Taking advantage of changing conditions Sunday at Kansas Speedway, Denny Hamlin held off Martin Truex Jr. over the final 30 laps to win the STP 400, his second victory of the season, his first at the 1.5-mile track and the 19th of his career.

The victory was the 199th for cars bearing the No. 11, breaking a tie for the all-time lead with the No. 43, made famous by Richard Petty, who drove to 192 of his record 200 wins with that car number.

Jimmie Johnson finished third, followed by Roush Fenway Racing teammates Matt Kenseth and Greg Biffle. Truex moved into second place in the Sprint Cup series standings behind Biffle, who leads by 15 points.

After a late round of green-flag pit stops put all the contending cars on the same sequence, the sun broke through the clouds for the first time all afternoon and changed the complexion of the race.

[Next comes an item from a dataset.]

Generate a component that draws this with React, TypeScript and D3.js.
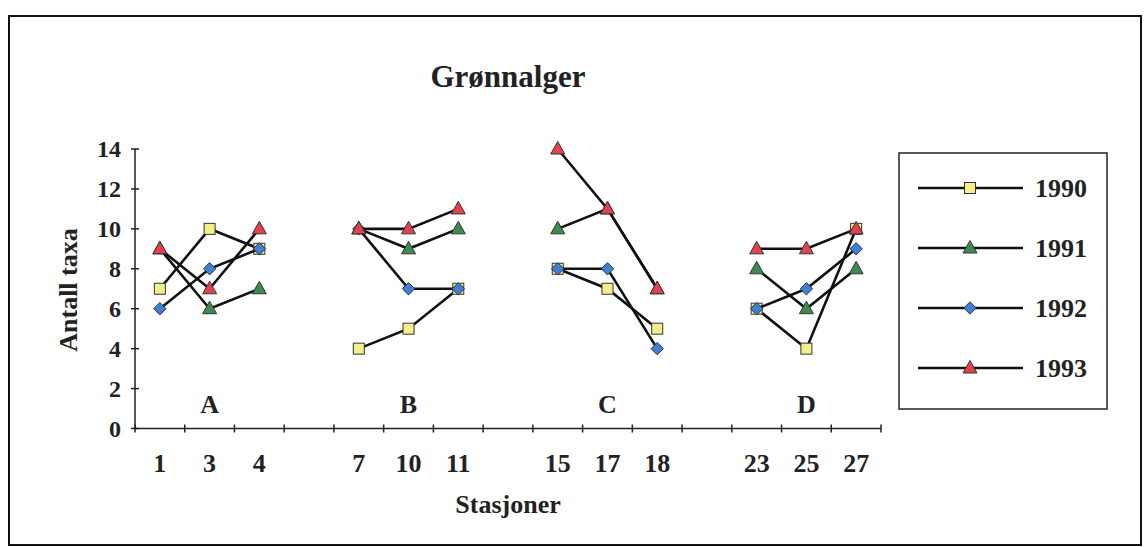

To that point, Truex had been dominant, having led 173 laps, but the changing conditions made Truex’s Toyota “wrecking loose” in the words of the driver. Hamlin passed Truex for the lead through Turn 4 on Lap 237 and began to pull away, with Johnson pursuing from the third position.

To Hamlin, the sunlight was a welcome game-changer.

“Whether it was coincidence or not, our car definitely seemed like, (relative) to the field, was better once the sun came out,” Hamlin said. “I felt like our car lost a lot of grip when the sun came out, but I guess a lot of guys did when that happened. I felt like all day I was behind the 56 (Truex), and his car looked so superior to the field.

“We just needed some kind of change — weather or adjustments or something to get where he was at — and we kind of got both of them. In overcast conditions, the cars run a little bit tighter, the grip level’s higher in the racecar, and it’s more of a track-position type race. When the sun’s out, the drivers, in my opinion, are more prominent.

“You move around, find the grip, do things in the car to make up for what you don’t have. The slicker the conditions are, the better it tends to (be) for our race team. Luckily, we had that run in sunshine.”

As clouds covered the sun once again, however, Truex began to close on Hamlin and widen his advantage over Johnson. With 10 laps left, Truex trailed Hamlin by .772 seconds. Five laps later, Truex had closed to .489 seconds behind.

Truex tried to dive beneath Hamlin in Turn 3 twice in the final three laps but couldn’t stick the pass.

“Desperation,” Truex said wryly. “I was a little bit faster than Denny at the end, but he was running against the wall right where I needed to be, and I was just trying to gain a little bit of ground.

“It was desperation — last-ditch effort — just trying something. There was no chance to make it work.”

Though Truex’s handling ills and Hamlin’s surge to the front coincided with the appearance of the sun, Truex blamed his problem on a bad set of tires for the final run.

“I’m just not really sure what to think of that last set of tires,” Truex said. “The car had been really good all day, we put the last set on, and I was just wrecking loose for the first 20 laps of that last run.

“Denny was able to get by me, and once he did, the race was over. The car got better longer in the run, and I was able to get back to him, but I’d get three or four car-lengths from him and pick up the aero push . . .

“I guess if we can be this disappointed with second, it kind of shows how far we’ve come as a race team.”